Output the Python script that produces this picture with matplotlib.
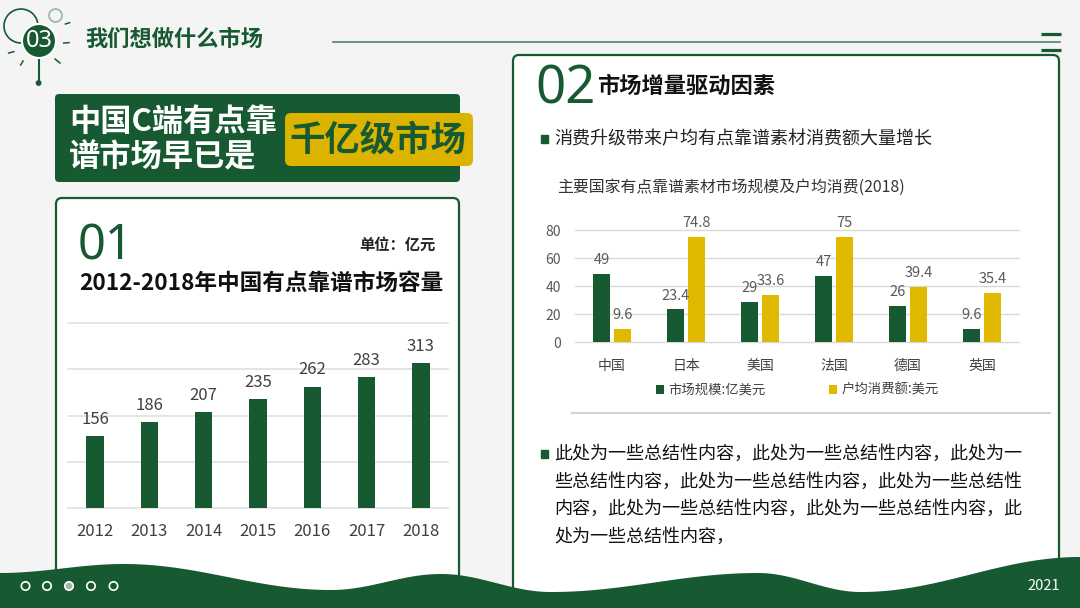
import numpy as np
import matplotlib.pyplot as plt
from matplotlib.patches import FancyBboxPatch, Rectangle, Circle

plt.rcParams['font.family'] = ['Noto Sans CJK SC', 'DejaVu Sans']

# left chart data
years = ['2012', '2013', '2014', '2015', '2016', '2017', '2018']
capacity = [156, 186, 207, 235, 262, 283, 313]

# right chart data
countries = ['中国', '日本', '美国', '法国', '德国', '英国']
market_size = [49, 23.4, 29, 47, 26, 9.6]
household_spend = [9.6, 74.8, 33.6, 75, 39.4, 35.4]
legend_labels = ['市场规模:亿美元', '户均消费额:美元']

summary_lines = [
    '此处为一些总结性内容，此处为一些总结性内容，此处为一',
    '些总结性内容，此处为一些总结性内容，此处为一些总结性',
    '内容，此处为一些总结性内容，此处为一些总结性内容，此',
    '处为一些总结性内容，',
]

GREEN = '#175a32'
YELLOW = '#e0b800'
BG = '#f4f4f4'
W, H = 1080, 608

fig = plt.figure(figsize=(W / 100, H / 100), dpi=100)
fig.patch.set_facecolor(BG)
bg = fig.add_axes([0, 0, 1, 1])
bg.set_xlim(0, W)
bg.set_ylim(H, 0)
bg.axis('off')


def box(x0, y0, x1, y1):
    # pixel box -> figure fraction
    return [x0 / W, 1 - y1 / H, (x1 - x0) / W, (y1 - y0) / H]


# header icon
bg.add_patch(Circle((21, 26), 17, fc='none', ec=GREEN, lw=1.2))
bg.add_patch(Circle((55.5, 15.5), 6.5, fc='none', ec='#9ab5a3', lw=1.2))
bg.plot([38.6, 38.6], [57, 83], color=GREEN, lw=1.5)
bg.add_patch(Circle((38.6, 83), 2.2, color=GREEN))
for (x0, y0, x1, y1) in [(65.4, 24, 69.6, 22.7), (63.7, 43, 68.9, 42.7),
                         (55, 59, 60, 63), (23, 61, 20.7, 65), (8.6, 53, 13.8, 51.7)]:
    bg.plot([x0, x1], [y0, y1], color=GREEN, lw=1.1)
bg.add_patch(Circle((39, 41), 17, fc=GREEN, ec='white', lw=1.5, zorder=3))
bg.text(39, 41, '03', color='white', fontsize=17, ha='center', va='center',
        family=['Noto Sans', 'DejaVu Sans'], zorder=4)
bg.text(85, 39, '我们想做什么市场', color=GREEN, fontsize=16, fontweight='bold', va='center')
bg.plot([333, 1060], [41.5, 41.5], color='#4f8462', lw=1.2)
for yy in (34, 50):
    bg.plot([1041, 1061], [yy, yy], color=GREEN, lw=2.3, solid_capstyle='butt')

# title block
bg.add_patch(FancyBboxPatch((55, 94), 405, 88, boxstyle='round,pad=0,rounding_size=4',
                            fc=GREEN, ec='none'))
bg.text(69, 122, '中国C端有点靠', color='white', fontsize=22.5, fontweight='bold', va='center')
bg.text(69, 157, '谱市场早已是', color='white', fontsize=22.5, fontweight='bold', va='center')
bg.add_patch(FancyBboxPatch((285, 113), 188, 53, boxstyle='round,pad=0,rounding_size=6',
                            fc='#dcb400', ec='none'))
bg.text(378, 140, '千亿级市场', color=GREEN, fontsize=25.5, fontweight='bold',
        ha='center', va='center')

# panels
bg.add_patch(FancyBboxPatch((56, 198), 403, 420, boxstyle='round,pad=0,rounding_size=6',
                            fc='white', ec=GREEN, lw=1.6))
bg.add_patch(FancyBboxPatch((513, 55), 546, 560, boxstyle='round,pad=0,rounding_size=6',
                            fc='white', ec=GREEN, lw=1.6))

# left panel texts
bg.text(78, 259, '01', color=GREEN, fontsize=35, family=['Noto Sans', 'DejaVu Sans'],
        va='baseline')
bg.text(359, 245, '单位：亿元', color='#222222', fontsize=11, fontweight='bold', va='center')
bg.text(79, 283, '2012-2018年中国有点靠谱市场容量', color='#111111', fontsize=16.3,
        fontweight='bold', va='center')

# right panel texts
bg.text(535, 103, '02', color=GREEN, fontsize=38, family=['Noto Sans', 'DejaVu Sans'],
        va='baseline')
bg.text(597, 86, '市场增量驱动因素', color='#111111', fontsize=16, fontweight='bold', va='center')
bg.add_patch(Rectangle((541, 135), 7, 8, color=GREEN))
bg.text(554, 139, '消费升级带来户均有点靠谱素材消费额大量增长', color='#222222', fontsize=13,
        va='center')
bg.text(557, 187, '主要国家有点靠谱素材市场规模及户均消费(2018)', color='#333333',
        fontsize=11.4, va='center')
bg.plot([572, 1050], [413, 413], color='#d4d4d4', lw=1.5)
bg.add_patch(Rectangle((541, 450), 7, 8, color=GREEN))
for i, line in enumerate(summary_lines):
    bg.text(554, [454, 482, 509, 537][i], line, color='#111111', fontsize=13, va='center')

# bottom wave
wx = [0, 124, 331, 441, 551, 758, 861, 1080]
wy = [573, 564, 590, 574, 592, 573, 592, 557]
xs, ys = [], []
for i in range(len(wx) - 1):
    t = np.linspace(0, 1, 60)
    s = (1 - np.cos(np.pi * t)) / 2
    xs.extend(wx[i] + (wx[i + 1] - wx[i]) * t)
    ys.extend(wy[i] + (wy[i + 1] - wy[i]) * s)
bg.fill_between(xs, ys, H, color=GREEN, zorder=5, lw=0)
for i, cx in enumerate([25.5, 47, 69, 91, 113.5]):
    bg.add_patch(Circle((cx, 586), 4.2, fc='#9fb8a6' if i == 2 else 'none',
                        ec='white', lw=1.2, zorder=6))
bg.text(1044, 586, '2021', color='white', fontsize=10.5, ha='center', va='center', zorder=6)

# left chart
ax1 = fig.add_axes(box(68, 323, 448, 508))
ax1.patch.set_visible(False)
bars = ax1.bar(years, capacity, width=0.32, color=GREEN, zorder=3)
ax1.set_xlim(-0.5, 6.5)
ax1.set_ylim(0, 400)
ax1.set_yticks(range(0, 401, 100))
ax1.yaxis.grid(True, color='#e3e3e3', lw=1.3)
for gl in ax1.get_ygridlines():
    gl.set_clip_on(False)
ax1.tick_params(axis='y', length=0, labelleft=False)
ax1.tick_params(axis='x', length=0, pad=11, labelsize=12, labelcolor='#404040')
for sp in ax1.spines.values():
    sp.set_visible(False)
ax1.bar_label(bars, padding=6, fontsize=12, color='#404040')

# right chart
ax2 = fig.add_axes(box(575, 230, 1019, 342.3))
ax2.patch.set_visible(False)
x = np.arange(len(countries))
b1 = ax2.bar(x - 0.142, market_size, 0.22, color=GREEN, zorder=3)
b2 = ax2.bar(x + 0.142, household_spend, 0.22, color=YELLOW, zorder=3)
ax2.set_xlim(-0.5, 5.5)
ax2.set_ylim(0, 80)
ax2.set_yticks(range(0, 81, 20))
ax2.set_xticks(x, countries)
ax2.yaxis.grid(True, color='#d9d9d9', lw=1)
for gl in ax2.get_ygridlines():
    gl.set_clip_on(False)
ax2.tick_params(axis='y', length=0, pad=10, labelsize=10, labelcolor='#595959')
ax2.tick_params(axis='x', length=0, pad=12, labelsize=10, labelcolor='#404040')
for sp in ax2.spines.values():
    sp.set_visible(False)
ax2.bar_label(b1, padding=5, fontsize=10.5, color='#595959')
ax2.bar_label(b2, padding=5, fontsize=10.5, color='#595959')
ax2.legend([b1, b2], legend_labels, ncol=2, frameon=False, loc='center',
           bbox_to_anchor=(797.5 / W, 1 - 390 / H), bbox_transform=fig.transFigure,
           handlelength=0.6, handleheight=0.6, handletextpad=0.35, columnspacing=4.7,
           prop={'size': 9.6}, labelcolor='#404040')

fig.savefig('out.png', dpi=100, facecolor=BG)
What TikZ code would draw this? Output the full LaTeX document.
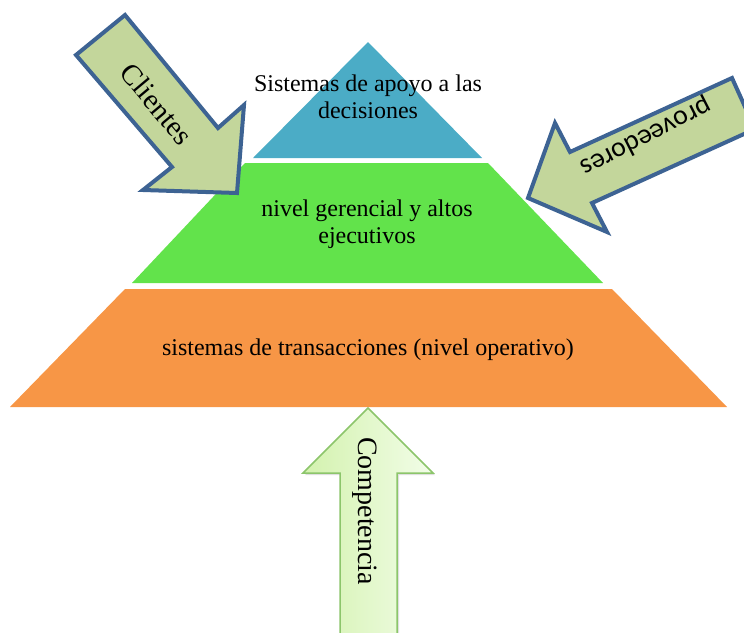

######

### DIRECTION:
Your task is to repeat the opening line of the entries above and each line after it, ending with the line that has "color=GREEN, lw=2.3, solid_capstyle='butt')". Do not include the pictures.

### WRITTEN RESPONSE:
Output the Python script that produces this picture with matplotlib.
import numpy as np
import matplotlib.pyplot as plt
from matplotlib.patches import FancyBboxPatch, Rectangle, Circle

plt.rcParams['font.family'] = ['Noto Sans CJK SC', 'DejaVu Sans']

# left chart data
years = ['2012', '2013', '2014', '2015', '2016', '2017', '2018']
capacity = [156, 186, 207, 235, 262, 283, 313]

# right chart data
countries = ['中国', '日本', '美国', '法国', '德国', '英国']
market_size = [49, 23.4, 29, 47, 26, 9.6]
household_spend = [9.6, 74.8, 33.6, 75, 39.4, 35.4]
legend_labels = ['市场规模:亿美元', '户均消费额:美元']

summary_lines = [
    '此处为一些总结性内容，此处为一些总结性内容，此处为一',
    '些总结性内容，此处为一些总结性内容，此处为一些总结性',
    '内容，此处为一些总结性内容，此处为一些总结性内容，此',
    '处为一些总结性内容，',
]

GREEN = '#175a32'
YELLOW = '#e0b800'
BG = '#f4f4f4'
W, H = 1080, 608

fig = plt.figure(figsize=(W / 100, H / 100), dpi=100)
fig.patch.set_facecolor(BG)
bg = fig.add_axes([0, 0, 1, 1])
bg.set_xlim(0, W)
bg.set_ylim(H, 0)
bg.axis('off')


def box(x0, y0, x1, y1):
    # pixel box -> figure fraction
    return [x0 / W, 1 - y1 / H, (x1 - x0) / W, (y1 - y0) / H]


# header icon
bg.add_patch(Circle((21, 26), 17, fc='none', ec=GREEN, lw=1.2))
bg.add_patch(Circle((55.5, 15.5), 6.5, fc='none', ec='#9ab5a3', lw=1.2))
bg.plot([38.6, 38.6], [57, 83], color=GREEN, lw=1.5)
bg.add_patch(Circle((38.6, 83), 2.2, color=GREEN))
for (x0, y0, x1, y1) in [(65.4, 24, 69.6, 22.7), (63.7, 43, 68.9, 42.7),
                         (55, 59, 60, 63), (23, 61, 20.7, 65), (8.6, 53, 13.8, 51.7)]:
    bg.plot([x0, x1], [y0, y1], color=GREEN, lw=1.1)
bg.add_patch(Circle((39, 41), 17, fc=GREEN, ec='white', lw=1.5, zorder=3))
bg.text(39, 41, '03', color='white', fontsize=17, ha='center', va='center',
        family=['Noto Sans', 'DejaVu Sans'], zorder=4)
bg.text(85, 39, '我们想做什么市场', color=GREEN, fontsize=16, fontweight='bold', va='center')
bg.plot([333, 1060], [41.5, 41.5], color='#4f8462', lw=1.2)
for yy in (34, 50):
    bg.plot([1041, 1061], [yy, yy], color=GREEN, lw=2.3, solid_capstyle='butt')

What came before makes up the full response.